En fait, la réalité est tout autre. « D'où vient la rancœur qui contamine ma famille ?» se demande Adonias. Le domaine n'est plus ce qu'il a été : la production de café a été abandonnée, et n'a pas été remplacée par celle des anacardiers qui réussit ailleurs dans la région. La grand-mère Maria-Raquel continue de croire aux hamacs. L'un de ses fils compte sur le biodiesel. Mais les fils et petits-fils les plus entreprenants sont partis vers le Sud, tel Elias qui dispose même d'un hélicoptère. En fait ces aspects matériels ne sont pas l'essentiel. Les jalousies, les rancunes, les haines, les cachotteries et les mensonges pullulent. « Nous passons notre temps à trifouiller dans l'intimité des uns des autres, émoustillés par les prouesses sexuelles de nos cousins, nos oncles, nos pères et nos frères » prétend l'un des petits-fils.

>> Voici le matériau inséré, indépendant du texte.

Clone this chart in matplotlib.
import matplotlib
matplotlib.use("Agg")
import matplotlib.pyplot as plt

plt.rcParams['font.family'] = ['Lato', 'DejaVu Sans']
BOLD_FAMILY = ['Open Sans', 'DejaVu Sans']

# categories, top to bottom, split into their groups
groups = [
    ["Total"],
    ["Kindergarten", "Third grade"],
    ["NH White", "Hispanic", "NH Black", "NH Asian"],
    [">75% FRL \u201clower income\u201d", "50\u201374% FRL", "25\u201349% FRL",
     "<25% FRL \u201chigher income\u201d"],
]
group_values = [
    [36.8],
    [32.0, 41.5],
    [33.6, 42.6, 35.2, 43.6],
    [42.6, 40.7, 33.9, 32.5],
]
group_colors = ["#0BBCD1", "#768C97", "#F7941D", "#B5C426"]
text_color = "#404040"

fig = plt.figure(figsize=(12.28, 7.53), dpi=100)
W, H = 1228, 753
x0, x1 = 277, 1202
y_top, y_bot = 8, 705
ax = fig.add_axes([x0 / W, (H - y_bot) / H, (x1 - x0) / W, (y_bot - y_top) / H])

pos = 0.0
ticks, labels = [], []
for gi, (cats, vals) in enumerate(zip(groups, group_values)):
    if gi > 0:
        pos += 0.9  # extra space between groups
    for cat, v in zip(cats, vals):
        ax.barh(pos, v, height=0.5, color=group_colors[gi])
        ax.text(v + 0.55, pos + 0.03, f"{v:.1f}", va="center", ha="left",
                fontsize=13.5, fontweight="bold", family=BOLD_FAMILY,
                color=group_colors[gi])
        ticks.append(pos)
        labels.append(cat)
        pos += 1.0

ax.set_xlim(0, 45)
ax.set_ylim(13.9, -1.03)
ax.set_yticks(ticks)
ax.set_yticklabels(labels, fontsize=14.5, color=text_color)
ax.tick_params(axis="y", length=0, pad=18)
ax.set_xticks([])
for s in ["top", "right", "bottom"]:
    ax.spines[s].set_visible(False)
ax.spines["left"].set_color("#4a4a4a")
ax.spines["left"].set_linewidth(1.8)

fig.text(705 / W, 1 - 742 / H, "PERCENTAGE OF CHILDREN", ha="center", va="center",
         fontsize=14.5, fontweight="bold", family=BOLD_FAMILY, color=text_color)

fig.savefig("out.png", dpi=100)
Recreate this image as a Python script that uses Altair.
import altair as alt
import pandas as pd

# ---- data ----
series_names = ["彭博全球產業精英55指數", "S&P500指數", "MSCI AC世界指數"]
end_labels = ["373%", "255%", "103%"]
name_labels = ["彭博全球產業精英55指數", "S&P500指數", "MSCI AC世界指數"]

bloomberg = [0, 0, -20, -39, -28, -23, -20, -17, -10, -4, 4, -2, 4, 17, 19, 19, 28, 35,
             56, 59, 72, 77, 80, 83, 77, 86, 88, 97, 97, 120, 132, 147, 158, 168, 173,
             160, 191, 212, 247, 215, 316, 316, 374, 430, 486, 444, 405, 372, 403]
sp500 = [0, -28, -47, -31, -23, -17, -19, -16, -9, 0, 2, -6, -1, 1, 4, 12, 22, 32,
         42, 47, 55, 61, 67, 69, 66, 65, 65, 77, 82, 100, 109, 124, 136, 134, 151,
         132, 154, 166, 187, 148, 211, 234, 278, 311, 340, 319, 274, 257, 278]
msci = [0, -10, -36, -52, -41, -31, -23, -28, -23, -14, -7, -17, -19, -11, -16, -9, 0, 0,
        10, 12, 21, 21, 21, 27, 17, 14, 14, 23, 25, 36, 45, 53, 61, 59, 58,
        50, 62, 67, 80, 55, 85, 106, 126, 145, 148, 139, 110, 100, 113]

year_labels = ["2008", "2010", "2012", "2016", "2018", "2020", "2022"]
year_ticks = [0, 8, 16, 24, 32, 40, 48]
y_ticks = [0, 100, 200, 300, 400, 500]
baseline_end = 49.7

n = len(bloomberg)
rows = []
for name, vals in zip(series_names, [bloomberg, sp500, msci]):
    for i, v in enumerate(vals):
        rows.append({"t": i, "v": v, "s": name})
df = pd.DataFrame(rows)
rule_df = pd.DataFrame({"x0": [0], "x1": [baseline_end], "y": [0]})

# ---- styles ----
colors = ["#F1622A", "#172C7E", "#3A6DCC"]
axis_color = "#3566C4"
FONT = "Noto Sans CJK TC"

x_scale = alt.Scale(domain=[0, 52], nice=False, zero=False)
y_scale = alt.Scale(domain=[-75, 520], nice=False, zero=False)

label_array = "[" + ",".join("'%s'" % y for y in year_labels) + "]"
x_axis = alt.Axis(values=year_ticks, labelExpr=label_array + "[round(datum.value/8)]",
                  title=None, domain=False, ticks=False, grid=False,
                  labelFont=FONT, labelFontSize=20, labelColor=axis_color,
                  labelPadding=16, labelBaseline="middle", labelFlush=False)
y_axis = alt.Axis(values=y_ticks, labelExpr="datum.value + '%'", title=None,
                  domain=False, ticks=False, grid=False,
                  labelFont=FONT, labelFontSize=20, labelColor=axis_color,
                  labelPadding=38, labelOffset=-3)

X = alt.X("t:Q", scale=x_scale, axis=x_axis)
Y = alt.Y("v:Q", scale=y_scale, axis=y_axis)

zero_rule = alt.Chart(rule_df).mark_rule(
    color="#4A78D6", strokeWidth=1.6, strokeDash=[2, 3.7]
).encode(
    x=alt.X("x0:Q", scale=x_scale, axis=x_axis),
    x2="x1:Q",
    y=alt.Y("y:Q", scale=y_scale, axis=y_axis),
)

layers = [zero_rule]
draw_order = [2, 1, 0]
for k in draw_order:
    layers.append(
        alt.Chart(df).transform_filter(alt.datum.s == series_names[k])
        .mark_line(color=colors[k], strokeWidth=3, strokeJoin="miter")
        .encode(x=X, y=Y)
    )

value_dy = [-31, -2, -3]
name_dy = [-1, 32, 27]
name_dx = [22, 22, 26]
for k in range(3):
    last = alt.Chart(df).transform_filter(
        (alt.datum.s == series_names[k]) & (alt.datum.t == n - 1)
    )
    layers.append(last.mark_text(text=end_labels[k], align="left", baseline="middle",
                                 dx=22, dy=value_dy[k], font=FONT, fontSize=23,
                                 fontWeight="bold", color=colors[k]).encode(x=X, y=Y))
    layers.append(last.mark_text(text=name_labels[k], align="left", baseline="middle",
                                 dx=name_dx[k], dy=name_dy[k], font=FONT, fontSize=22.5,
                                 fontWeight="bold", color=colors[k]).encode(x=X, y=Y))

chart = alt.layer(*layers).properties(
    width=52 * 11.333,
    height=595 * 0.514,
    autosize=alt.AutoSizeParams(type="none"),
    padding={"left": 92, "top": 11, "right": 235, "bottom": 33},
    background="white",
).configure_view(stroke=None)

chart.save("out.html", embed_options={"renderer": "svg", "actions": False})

David, le fils de Marina la sociologue pauliste venue au Ceara pour sa thèse et qui a épousé Nathan plutôt que Salomon, est un beau blond qui séduit même des hommes. Son demi-frère Ismaël est le fils dudit Nathan avec une indienne : ses « marques tribales des Kanelas » ne passent pas inaperçues. Il rentre de Norvège où il a fait de la prison pour violences envers sa femme. Esaü et Jacob, les fils illégitimes de Teresa Araujo, la nounou noire des enfants Do Rego Castro, ont été adoptés par Raimundo à qui maintenant ils font office d'infirmiers.
Le métissage ne semble pas mettre tout le monde à égalité. « Nous sommes des sang-mêlé depuis la péninsule Ibérique, poursuit [l'un des petits-fils]. Et j'en suis fier. Mais les Portugais s'obstinent à cacher le métissage. Ils n'ont pas honte d'avoir été marchands d'esclaves, mais ils font tout pour effacer les signes de la présence africaine à Lisbonne. De ce côté-ci de l'Océan, ils forniquaient avec les Négresses, sans aucune gêne. Mais, au «petit pays», au Portugal... que Dieu nous garde de la promiscuité! Nous avons hérité de leur morale hypocrite.» Et côté hypocrisie, secrets et mensonges, il faut en laisser à découvrir au lecteur...
Le roman se passant dans le Nordeste brésilien évoque différents aspects de la culture locale mais l'intérêt est surtout dans le tableau d'une vaste famille ; d'ailleurs chaque chapitre est focalisé sur l'un des membres.
• Ronaldo CORREIA DE BRITO. Le don du mensonge. - Traduit par Danielle Schramm. Liana Levi, 2010, 253 pages.